Data section start
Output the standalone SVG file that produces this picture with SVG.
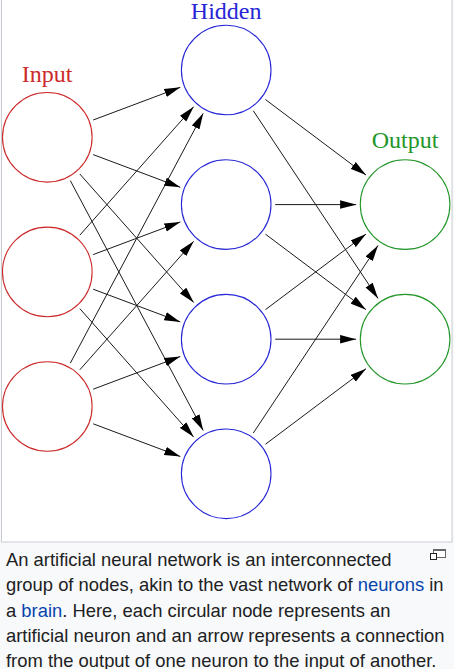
<svg xmlns="http://www.w3.org/2000/svg" width="454" height="669" viewBox="0 0 454 669">
<style>
.conn line{stroke:#1a1a1a;stroke-width:1;marker-end:url(#ah)}
.node circle{fill:none;stroke-width:1.1}
.in circle{stroke:#cc2a2a}
.hid circle{stroke:#2626d6}
.out circle{stroke:#229628}
.lbl{font-family:"Liberation Serif",serif;font-size:24px;text-anchor:middle}
.cap{font-family:"Liberation Sans",Arial,sans-serif;font-size:18.4px;fill:#202122}
.lnk{fill:#0645ad}
</style>
<defs>
<marker id="ah" markerUnits="userSpaceOnUse" markerWidth="16" markerHeight="9" refX="15" refY="4" orient="auto" viewBox="0 0 15 8">
<path d="M0,0 L15,4 L0,8 z" fill="#000"/>
</marker>
</defs>
<rect x="0" y="0" width="454" height="669" fill="#f8f9fa"/>
<rect x="1.5" y="-1" width="450.5" height="543" fill="#fff" stroke="#c8ccd1" stroke-width="1"/>
<g id="label-input"><text class="lbl" x="47" y="81.7" fill="#cc2a2a">Input</text></g>
<g id="label-hidden"><text class="lbl" x="226.2" y="18.5" fill="#2626d6">Hidden</text></g>
<g id="label-output"><text class="lbl" x="405" y="148.3" fill="#229628">Output</text></g>
<g id="connectors" class="conn">
<line x1="93.2" y1="120.0" x2="180.3" y2="87.3"/>
<line x1="93.2" y1="154.6" x2="180.3" y2="187.3"/>
<line x1="79.8" y1="174.0" x2="193.7" y2="302.5"/>
<line x1="70.3" y1="180.6" x2="203.2" y2="430.5"/>
<line x1="79.8" y1="235.2" x2="193.7" y2="106.7"/>
<line x1="93.2" y1="254.6" x2="180.3" y2="221.9"/>
<line x1="93.2" y1="289.2" x2="180.3" y2="321.9"/>
<line x1="79.8" y1="308.6" x2="193.7" y2="437.1"/>
<line x1="70.3" y1="363.2" x2="203.2" y2="113.3"/>
<line x1="79.8" y1="369.8" x2="193.7" y2="241.3"/>
<line x1="93.2" y1="389.2" x2="180.3" y2="356.5"/>
<line x1="93.2" y1="423.8" x2="180.3" y2="456.5"/>
<line x1="265.4" y1="99.5" x2="366.0" y2="175.1"/>
<line x1="253.3" y1="110.8" x2="378.0" y2="298.4"/>
<line x1="275.2" y1="204.6" x2="356.1" y2="204.6"/>
<line x1="265.4" y1="234.1" x2="366.0" y2="309.7"/>
<line x1="265.4" y1="309.7" x2="366.0" y2="234.1"/>
<line x1="275.2" y1="339.2" x2="356.1" y2="339.2"/>
<line x1="253.3" y1="433.0" x2="378.0" y2="245.4"/>
<line x1="265.4" y1="444.3" x2="366.0" y2="368.7"/>
</g>
<g id="input1" class="node in"><circle cx="47.3" cy="137.3" r="44.8"/></g>
<g id="input2" class="node in"><circle cx="47.3" cy="271.9" r="44.8"/></g>
<g id="input3" class="node in"><circle cx="47.3" cy="406.5" r="44.8"/></g>
<g id="hidden1" class="node hid"><circle cx="226.2" cy="70" r="44.8"/></g>
<g id="hidden2" class="node hid"><circle cx="226.2" cy="204.6" r="44.8"/></g>
<g id="hidden3" class="node hid"><circle cx="226.2" cy="339.2" r="44.8"/></g>
<g id="hidden4" class="node hid"><circle cx="226.2" cy="473.8" r="44.8"/></g>
<g id="output1" class="node out"><circle cx="405.1" cy="204.6" r="44.8"/></g>
<g id="output2" class="node out"><circle cx="405.1" cy="339.2" r="44.8"/></g>
<g id="magnify-icon">
<rect x="433.5" y="549.5" width="12" height="8" fill="#fff" stroke="#666"/>
<rect x="433.5" y="549.5" width="12" height="1.5" fill="#666"/>
<rect x="430.5" y="553.5" width="6" height="6" fill="#fff" stroke="#222"/>
</g>
<g id="caption">
<text class="cap" x="6" y="565.7">An artificial neural network is an interconnected</text>
<text class="cap" x="6" y="591.2">group of nodes, akin to the vast network of <tspan class="lnk">neurons</tspan> in</text>
<text class="cap" x="6" y="616.5">a <tspan class="lnk">brain</tspan>. Here, each circular node represents an</text>
<text class="cap" x="6" y="641.7">artificial neuron and an arrow represents a connection</text>
<text class="cap" x="6" y="666.7">from the output of one neuron to the input of another.</text>
</g>
</svg>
Data section end
◆ **Instructions for the task**:
Return each line of the data, keeping its wording exact and omitting pictures.

◆ **Answer below**:
Output the standalone SVG file that produces this picture with SVG.
<svg xmlns="http://www.w3.org/2000/svg" width="454" height="669" viewBox="0 0 454 669">
<style>
.conn line{stroke:#1a1a1a;stroke-width:1;marker-end:url(#ah)}
.node circle{fill:none;stroke-width:1.1}
.in circle{stroke:#cc2a2a}
.hid circle{stroke:#2626d6}
.out circle{stroke:#229628}
.lbl{font-family:"Liberation Serif",serif;font-size:24px;text-anchor:middle}
.cap{font-family:"Liberation Sans",Arial,sans-serif;font-size:18.4px;fill:#202122}
.lnk{fill:#0645ad}
</style>
<defs>
<marker id="ah" markerUnits="userSpaceOnUse" markerWidth="16" markerHeight="9" refX="15" refY="4" orient="auto" viewBox="0 0 15 8">
<path d="M0,0 L15,4 L0,8 z" fill="#000"/>
</marker>
</defs>
<rect x="0" y="0" width="454" height="669" fill="#f8f9fa"/>
<rect x="1.5" y="-1" width="450.5" height="543" fill="#fff" stroke="#c8ccd1" stroke-width="1"/>
<g id="label-input"><text class="lbl" x="47" y="81.7" fill="#cc2a2a">Input</text></g>
<g id="label-hidden"><text class="lbl" x="226.2" y="18.5" fill="#2626d6">Hidden</text></g>
<g id="label-output"><text class="lbl" x="405" y="148.3" fill="#229628">Output</text></g>
<g id="connectors" class="conn">
<line x1="93.2" y1="120.0" x2="180.3" y2="87.3"/>
<line x1="93.2" y1="154.6" x2="180.3" y2="187.3"/>
<line x1="79.8" y1="174.0" x2="193.7" y2="302.5"/>
<line x1="70.3" y1="180.6" x2="203.2" y2="430.5"/>
<line x1="79.8" y1="235.2" x2="193.7" y2="106.7"/>
<line x1="93.2" y1="254.6" x2="180.3" y2="221.9"/>
<line x1="93.2" y1="289.2" x2="180.3" y2="321.9"/>
<line x1="79.8" y1="308.6" x2="193.7" y2="437.1"/>
<line x1="70.3" y1="363.2" x2="203.2" y2="113.3"/>
<line x1="79.8" y1="369.8" x2="193.7" y2="241.3"/>
<line x1="93.2" y1="389.2" x2="180.3" y2="356.5"/>
<line x1="93.2" y1="423.8" x2="180.3" y2="456.5"/>
<line x1="265.4" y1="99.5" x2="366.0" y2="175.1"/>
<line x1="253.3" y1="110.8" x2="378.0" y2="298.4"/>
<line x1="275.2" y1="204.6" x2="356.1" y2="204.6"/>
<line x1="265.4" y1="234.1" x2="366.0" y2="309.7"/>
<line x1="265.4" y1="309.7" x2="366.0" y2="234.1"/>
<line x1="275.2" y1="339.2" x2="356.1" y2="339.2"/>
<line x1="253.3" y1="433.0" x2="378.0" y2="245.4"/>
<line x1="265.4" y1="444.3" x2="366.0" y2="368.7"/>
</g>
<g id="input1" class="node in"><circle cx="47.3" cy="137.3" r="44.8"/></g>
<g id="input2" class="node in"><circle cx="47.3" cy="271.9" r="44.8"/></g>
<g id="input3" class="node in"><circle cx="47.3" cy="406.5" r="44.8"/></g>
<g id="hidden1" class="node hid"><circle cx="226.2" cy="70" r="44.8"/></g>
<g id="hidden2" class="node hid"><circle cx="226.2" cy="204.6" r="44.8"/></g>
<g id="hidden3" class="node hid"><circle cx="226.2" cy="339.2" r="44.8"/></g>
<g id="hidden4" class="node hid"><circle cx="226.2" cy="473.8" r="44.8"/></g>
<g id="output1" class="node out"><circle cx="405.1" cy="204.6" r="44.8"/></g>
<g id="output2" class="node out"><circle cx="405.1" cy="339.2" r="44.8"/></g>
<g id="magnify-icon">
<rect x="433.5" y="549.5" width="12" height="8" fill="#fff" stroke="#666"/>
<rect x="433.5" y="549.5" width="12" height="1.5" fill="#666"/>
<rect x="430.5" y="553.5" width="6" height="6" fill="#fff" stroke="#222"/>
</g>
<g id="caption">
<text class="cap" x="6" y="565.7">An artificial neural network is an interconnected</text>
<text class="cap" x="6" y="591.2">group of nodes, akin to the vast network of <tspan class="lnk">neurons</tspan> in</text>
<text class="cap" x="6" y="616.5">a <tspan class="lnk">brain</tspan>. Here, each circular node represents an</text>
<text class="cap" x="6" y="641.7">artificial neuron and an arrow represents a connection</text>
<text class="cap" x="6" y="666.7">from the output of one neuron to the input of another.</text>
</g>
</svg>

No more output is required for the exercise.